The axes are not assigned by hand. A pre-registered cohort of seventeen autism risk genes — fifteen drawn from the verified risk-gene atlas and two fetched live from NCBI RefSeq (GABRA5, MACROD2) — is read through the same pipeline the organs use: the promoter window [TSS−2000, TSS+500] (2501 bp, coding strand) gives a mean nearest-neighbour stacking energy γ by SantaLucia 1998. The cohort is deliberately moderate-or-below: severe developmental and epileptic-encephalopathy syndromes (CHD8, FOXG1, FMR1, GRIN2B, DYRK1A and the like) are pre-registered out, because forcing a single profound-pole master onto the cohort would overclaim. What is kept is the legible, axis-mappable end.

Each gene’s mechanism places it on one axis: the T axis carries the ion and GABA-A levers (CACNA1C, GABRA2, GABRA5, GABRB3, KCNQ3, SCN2A); the O axis carries the synaptic-gain scaffolds and splice/output regulators (CTTNBP2, MACROD2, NRXN1, RBFOX1, SHANK2, SHANK3, SYNGAP1); the W axis carries the adhesion and lamination genes that build long-range connections (CNTN6, CNTNAP2, DSCAM, RELN). Mapping mechanism to axis is the only interpretive step; the γ values themselves are measured and re-derive offline bit-for-bit.

The fingerprint: what each fault does to the field

Run on the cohort cerebrum, the three faults all pull global synchrony below the healthy metastable value (Rhealth = 0.390): the output fault settles at R = 0.354, the threshold fault at R = 0.366, the wiring fault at R = 0.340. If R were the only instrument, the three would be a smear. They are not, because θ–γ phase–amplitude coupling (PAC) and the ignition threshold separate them.

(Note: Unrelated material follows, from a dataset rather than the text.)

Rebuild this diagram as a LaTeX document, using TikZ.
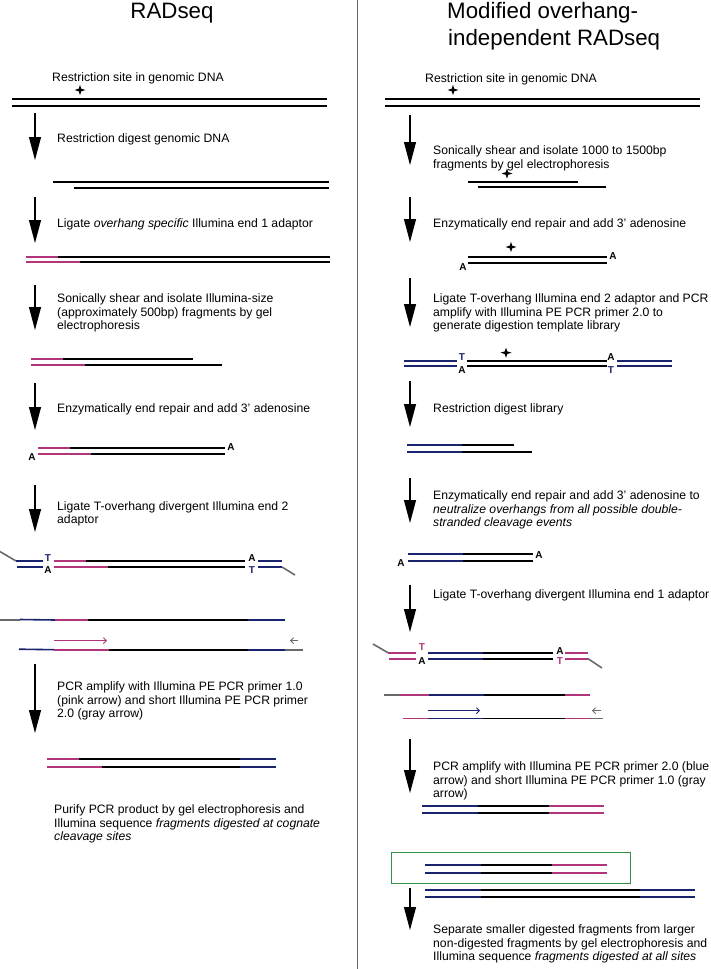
\documentclass[tikz,border=0pt]{standalone}
\usepackage{fontspec}
\setmainfont{Liberation Sans}
\usetikzlibrary{arrows.meta}
\definecolor{rpink}{RGB}{178,52,122}
\definecolor{rnavy}{RGB}{25,35,110}
\definecolor{rgray}{RGB}{105,105,105}
\definecolor{rgreen}{RGB}{46,145,70}
\begin{document}
\begin{tikzpicture}[x=1pt,y=-1pt,
  strand/.style={line width=2pt},
  thinstrand/.style={line width=1.6pt},
  steparrow/.style={line width=1.1pt,-{Triangle[width=12pt,length=23pt]}},
  primer/.style={line width=0.9pt,-{Straight Barb[length=3pt,width=6pt]}},
  txt/.style={anchor=base west,inner sep=0pt,align=left,font=\fontsize{12.2}{13.8}\selectfont},
  ttl/.style={inner sep=0pt,align=left,font=\fontsize{22.3}{26.5}\selectfont},
  nuc/.style={inner sep=0pt,font=\fontsize{10}{10}\selectfont\bfseries},
  sitestar/.pic={\fill (0,-5) -- (1.3,-1.3) -- (5.5,0) -- (1.3,1.3) -- (0,5) -- (-1.3,1.3) -- (-5.5,0) -- (-1.3,-1.3) -- cycle;}
]
\useasboundingbox (0,0) rectangle (711,969);
% divider
\draw[rgray,line width=1pt] (357,0) -- (357,969);

% ===================== LEFT COLUMN =====================
\node[ttl,anchor=base] (tl) at (172,18.5) {RADseq};
\node[txt] (l1) at (52,81) {Restriction site in genomic DNA};
\pic at (80,90) {sitestar};
\draw[strand] (12,99) -- (327,99);
\draw[strand] (12,105.7) -- (327,105.7);

\coordinate (la1s) at (35,113); \coordinate (la1e) at (35,160);
\draw[steparrow] (la1s) -- (la1e);
\node[txt] (l2) at (57,142.3) {Restriction digest genomic DNA};
\draw[strand] (53,181.7) -- (329,181.7);
\draw[strand] (74,187.7) -- (329,187.7);

\coordinate (la2s) at (35,197); \coordinate (la2e) at (35,243);
\draw[steparrow] (la2s) -- (la2e);
\node[txt] (l3) at (57,227.3) {Ligate \textit{overhang specific} Illumina end 1 adaptor};
\draw[strand,rpink] (26,256.7) -- (58,256.7);
\draw[strand] (58,256.7) -- (330,256.7);
\draw[strand,rpink] (26,262.3) -- (80,262.3);
\draw[strand] (80,262.3) -- (330,262.3);

\coordinate (la3s) at (35,285); \coordinate (la3e) at (35,330);
\draw[steparrow] (la3s) -- (la3e);
\node[txt] (l4) at (57,329.9) {Sonically shear and isolate Illumina-size\\(approximately 500bp) fragments by gel\\electrophoresis};
\draw[strand,rpink] (31,359.3) -- (63,359.3);
\draw[strand] (63,359.3) -- (193,359.3);
\draw[strand,rpink] (31,365.3) -- (85,365.3);
\draw[strand] (85,365.3) -- (222,365.3);

\coordinate (la4s) at (35,383); \coordinate (la4e) at (35,430);
\draw[steparrow] (la4s) -- (la4e);
\node[txt] (l5) at (57,412.3) {Enzymatically end repair and add 3' adenosine};
\draw[strand,rpink] (38,448.3) -- (70,448.3);
\draw[strand] (70,448.3) -- (225,448.3);
\draw[strand,rpink] (38,454.3) -- (91,454.3);
\draw[strand] (91,454.3) -- (225,454.3);
\node[nuc] (lA1) at (231,447) {A};
\node[nuc] (lA2) at (32,457) {A};

\coordinate (la5s) at (35,485); \coordinate (la5e) at (35,532);
\draw[steparrow] (la5s) -- (la5e);
\node[txt] (l6) at (57,523.8) {Ligate T-overhang divergent Illumina end 2\\adaptor};
% adaptor ligation
\draw[thinstrand,rgray] (-1,551) -- (16,561);
\draw[strand,rnavy] (16,561) -- (43,561);
\draw[strand,rnavy] (17,567) -- (43,567);
\node[nuc,rnavy] (lT1) at (48,558) {T};
\node[nuc] (lA3) at (48,570) {A};
\draw[strand,rpink] (54,561) -- (86,561);
\draw[strand] (86,561) -- (245,561);
\draw[strand,rpink] (54,567) -- (108,567);
\draw[strand] (108,567) -- (245,567);
\node[nuc] (lA4) at (252,558) {A};
\node[nuc,rnavy] (lT2) at (252,570) {T};
\draw[strand,rnavy] (258,561) -- (282,561);
\draw[strand,rnavy] (258,567) -- (282,567);
\draw[thinstrand,rgray] (282,567) -- (295,575);
% separated strands
\draw[thinstrand,rgray] (-1,620) -- (20,620);
\draw[thinstrand,rnavy] (20,619.5) -- (55,620);
\draw[thinstrand,rpink] (55,620) -- (88,620);
\draw[thinstrand] (88,620) -- (248,620);
\draw[thinstrand,rnavy] (248,620) -- (285,620);
\coordinate (lp1s) at (54,640.7); \coordinate (lp1e) at (107,640.7);
\draw[primer,rpink] (lp1s) -- (lp1e);
\coordinate (lp2s) at (298,640.7); \coordinate (lp2e) at (290,640.7);
\draw[primer,rgray] (lp2s) -- (lp2e);
\draw[thinstrand,rnavy] (19,649.2) -- (54,649.7);
\draw[thinstrand,rpink] (54,649.7) -- (109,649.7);
\draw[thinstrand] (109,649.7) -- (248,649.7);
\draw[thinstrand,rnavy] (248,649.7) -- (285,649.7);
\draw[thinstrand,rgray] (285,649.7) -- (303,649.7);

\coordinate (la6s) at (35,664); \coordinate (la6e) at (35,733);
\draw[steparrow] (la6s) -- (la6e);
\node[txt] (l7) at (57,717.9) {PCR amplify with Illumina PE PCR primer 1.0\\(pink arrow) and short Illumina PE PCR primer\\2.0 (gray arrow)};
\draw[strand,rpink] (47,759.3) -- (79,759.3);
\draw[strand] (79,759.3) -- (240,759.3);
\draw[strand,rnavy] (240,759.3) -- (276,759.3);
\draw[strand,rpink] (47,767.3) -- (102,767.3);
\draw[strand] (102,767.3) -- (240,767.3);
\draw[strand,rnavy] (240,767.3) -- (276,767.3);
\node[txt] (l8) at (54,840.9) {Purify PCR product by gel electrophoresis and\\Illumina sequence \textit{fragments digested at cognate}\\\textit{cleavage sites}};

% ===================== RIGHT COLUMN =====================
\node[ttl,anchor=base west] (tr) at (447,45) {Modified overhang-\\\hspace*{1pt}independent RADseq};
\node[txt] (r1) at (425,82) {Restriction site in genomic DNA};
\pic at (453,90) {sitestar};
\draw[strand] (385,99) -- (700,99);
\draw[strand] (385,105.7) -- (700,105.7);

\coordinate (ra1s) at (410,115); \coordinate (ra1e) at (410,165);
\draw[steparrow] (ra1s) -- (ra1e);
\node[txt] (r2) at (433,168.3) {Sonically shear and isolate 1000 to 1500bp\\fragments by gel electrophoresis};
\pic at (507,173.5) {sitestar};
\draw[strand] (468,181.7) -- (578,181.7);
\draw[strand] (478,187.3) -- (606,187.3);

\coordinate (ra2s) at (410,197); \coordinate (ra2e) at (410,242);
\draw[steparrow] (ra2s) -- (ra2e);
\node[txt] (r3) at (433,227.3) {Enzymatically end repair and add 3' adenosine};
\pic at (511,247) {sitestar};
\draw[strand] (468,257.3) -- (607,257.3);
\draw[strand] (468,263.3) -- (607,263.3);
\node[nuc] (rA1) at (613,256) {A};
\node[nuc] (rA2) at (463,266.7) {A};

\coordinate (ra3s) at (410,278); \coordinate (ra3e) at (410,327);
\draw[steparrow] (ra3s) -- (ra3e);
\node[txt] (r4) at (433,329.9) {Ligate T-overhang Illumina end 2 adaptor and PCR\\amplify with Illumina PE PCR primer 2.0 to\\generate digestion template library};
\pic at (506,352.7) {sitestar};
\draw[strand,rnavy] (404,360.7) -- (457,360.7);
\draw[strand] (467,360.7) -- (607,360.7);
\draw[strand,rnavy] (617,360.7) -- (672,360.7);
\draw[strand,rnavy] (404,366.3) -- (457,366.3);
\draw[strand] (467,366.3) -- (607,366.3);
\draw[strand,rnavy] (617,366.3) -- (672,366.3);
\node[nuc,rnavy] (rT1) at (462,356.7) {T};
\node[nuc] (rA3) at (462,370) {A};
\node[nuc] (rA4) at (611,357) {A};
\node[nuc,rnavy] (rT2) at (611,370) {T};

\coordinate (ra4s) at (410,381); \coordinate (ra4e) at (410,427);
\draw[steparrow] (ra4s) -- (ra4e);
\node[txt] (r5) at (433,412.3) {Restriction digest library};
\draw[strand,rnavy] (407,445.3) -- (462,445.3);
\draw[strand] (462,445.3) -- (514,445.3);
\draw[strand,rnavy] (407,451.7) -- (462,451.7);
\draw[strand] (462,451.7) -- (532,451.7);

\coordinate (ra5s) at (410,478); \coordinate (ra5e) at (410,523);
\draw[steparrow] (ra5s) -- (ra5e);
\node[txt] (r6) at (433,526.9) {Enzymatically end repair and add 3' adenosine to\\\textit{neutralize overhangs from all possible double-}\\\textit{stranded cleavage events}};
\draw[strand,rnavy] (408,554) -- (463,554);
\draw[strand] (463,554) -- (533,554);
\draw[strand,rnavy] (408,561) -- (463,561);
\draw[strand] (463,561) -- (533,561);
\node[nuc] (rA5) at (539,555) {A};
\node[nuc] (rA6) at (401,562.7) {A};

\coordinate (ra6s) at (410,585); \coordinate (ra6e) at (410,632);
\draw[steparrow] (ra6s) -- (ra6e);
\node[txt] (r7) at (433,598.3) {Ligate T-overhang divergent Illumina end 1 adaptor};
% adaptor ligation
\draw[thinstrand,rgray] (373,644) -- (388,652.7);
\draw[strand,rpink] (388,652.7) -- (416,652.7);
\draw[strand,rpink] (389,658.7) -- (416,658.7);
\node[nuc,rpink] (rT3) at (422,647.3) {T};
\node[nuc] (rA7) at (422,661) {A};
\draw[strand,rnavy] (428,652.7) -- (483,652.7);
\draw[strand] (483,652.7) -- (553,652.7);
\draw[strand,rnavy] (428,658.7) -- (483,658.7);
\draw[strand] (483,658.7) -- (553,658.7);
\node[nuc] (rA8) at (560,651) {A};
\node[nuc,rpink] (rT4) at (560,661) {T};
\draw[strand,rpink] (565,652.7) -- (588,652.7);
\draw[strand,rpink] (565,658.7) -- (588,658.7);
\draw[thinstrand,rgray] (588,658.7) -- (602,668);
% separated strands
\draw[thinstrand,rgray] (384,695) -- (400,695);
\draw[thinstrand,rpink] (400,695) -- (429,695);
\draw[thinstrand,rnavy] (429,695) -- (484,695);
\draw[thinstrand] (484,695) -- (565,695);
\draw[thinstrand,rpink] (565,695) -- (590,695);
\coordinate (rp1s) at (428,710.7); \coordinate (rp1e) at (480,710.7);
\draw[primer,rnavy] (rp1s) -- (rp1e);
\coordinate (rp2s) at (601,710.7); \coordinate (rp2e) at (592,710.7);
\draw[primer,rgray] (rp2s) -- (rp2e);
\draw[thinstrand,rpink] (403,718.3) -- (428,718.3);
\draw[thinstrand,rnavy] (428,718.3) -- (483,718.3);
\draw[thinstrand] (483,718.3) -- (565,718.3);
\draw[thinstrand,rpink] (565,718.3) -- (590,718.3);
\draw[thinstrand,rgray] (590,718.3) -- (603,718.3);

\coordinate (ra7s) at (410,739); \coordinate (ra7e) at (410,793);
\draw[steparrow] (ra7s) -- (ra7e);
\node[txt] (r8) at (433,797.9) {PCR amplify with Illumina PE PCR primer 2.0 (blue\\arrow) and short Illumina PE PCR primer 1.0 (gray\\arrow)};
\draw[strand,rnavy] (422,806) -- (478,806);
\draw[strand] (478,806) -- (549,806);
\draw[strand,rpink] (549,806) -- (604,806);
\draw[strand,rnavy] (422,813.3) -- (478,813.3);
\draw[strand] (478,813.3) -- (549,813.3);
\draw[strand,rpink] (549,813.3) -- (604,813.3);

% selected digested fragment
\node[draw=rgreen,line width=1.3pt,inner sep=0pt,minimum width=239pt,minimum height=31pt,anchor=north west] (gbox) at (391,851.7) {};
\draw[strand,rnavy] (425,865) -- (481,865);
\draw[strand] (481,865) -- (552,865);
\draw[strand,rpink] (552,865) -- (607,865);
\draw[strand,rnavy] (425,872.7) -- (481,872.7);
\draw[strand] (481,872.7) -- (552,872.7);
\draw[strand,rpink] (552,872.7) -- (607,872.7);
\draw[strand,rnavy] (425,890) -- (481,890);
\draw[strand] (481,890) -- (640,890);
\draw[strand,rnavy] (640,890) -- (695,890);
\draw[strand,rnavy] (425,896.7) -- (481,896.7);
\draw[strand] (481,896.7) -- (640,896.7);
\draw[strand,rnavy] (640,896.7) -- (695,896.7);

\coordinate (ra8s) at (410,888); \coordinate (ra8e) at (410,930);
\draw[steparrow] (ra8s) -- (ra8e);
\node[txt] (r9) at (433,960.9) {Separate smaller digested fragments from larger\\non-digested fragments by gel electrophoresis and\\Illumina sequence \textit{fragments digested at all sites}};
\end{tikzpicture}
\end{document}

The decisive observable is the pair (ΔPAC, ignition). The O fault drops PAC and keeps the ignition fold normal. The T fault drops PAC and raises the ignition fold — the signature of a shifted E-I balance. The W fault is the clean one: its PAC is unchanged, equal to health to within the simulation’s precision, and its fold stays normal, while a locality imbalance (local-over, long-range-under) appears that the other two do not have. So ΔPAC < 0 with a raised fold is T; ΔPAC < 0 with a normal fold is O; ΔPAC = 0 is W. The fingerprint is exact and reproduces under SEED = 19.

What is forced, and what stays open

Two things are owed in the open register, and naming them is the same no-tuning discipline that lets the rest stand. First, O and T are degenerate at the coupling level — both scale the same κ — and separate only at the fold; distinguishing them in a real brain therefore needs an excitability or ignition measure (a TMS–EEG threshold), not a spectral one alone. Second, and more important, the model asserts the fingerprints and their reversibility, not which fault any individual’s autism is. That mapping requires per-person external data — connectome, spectrum, genetics — and is held [O].

This three-axis picture is the foundation the next chapters stand on. It already implies the clinical asymmetry the rest of Part II explores: because O and T are gain faults and W is a geometry fault, a chemical that shifts gain will behave very differently on the three — reaching some and only masking others (§19). Every fraction and coupling value here is an in-silico coupling state, not a clinical response rate or a dose; efficacy = 0 throughout. This is a mechanism-level result about the fault structure of autism as represented in the VP framework — not medical advice, a diagnosis, a treatment protocol, or a cure.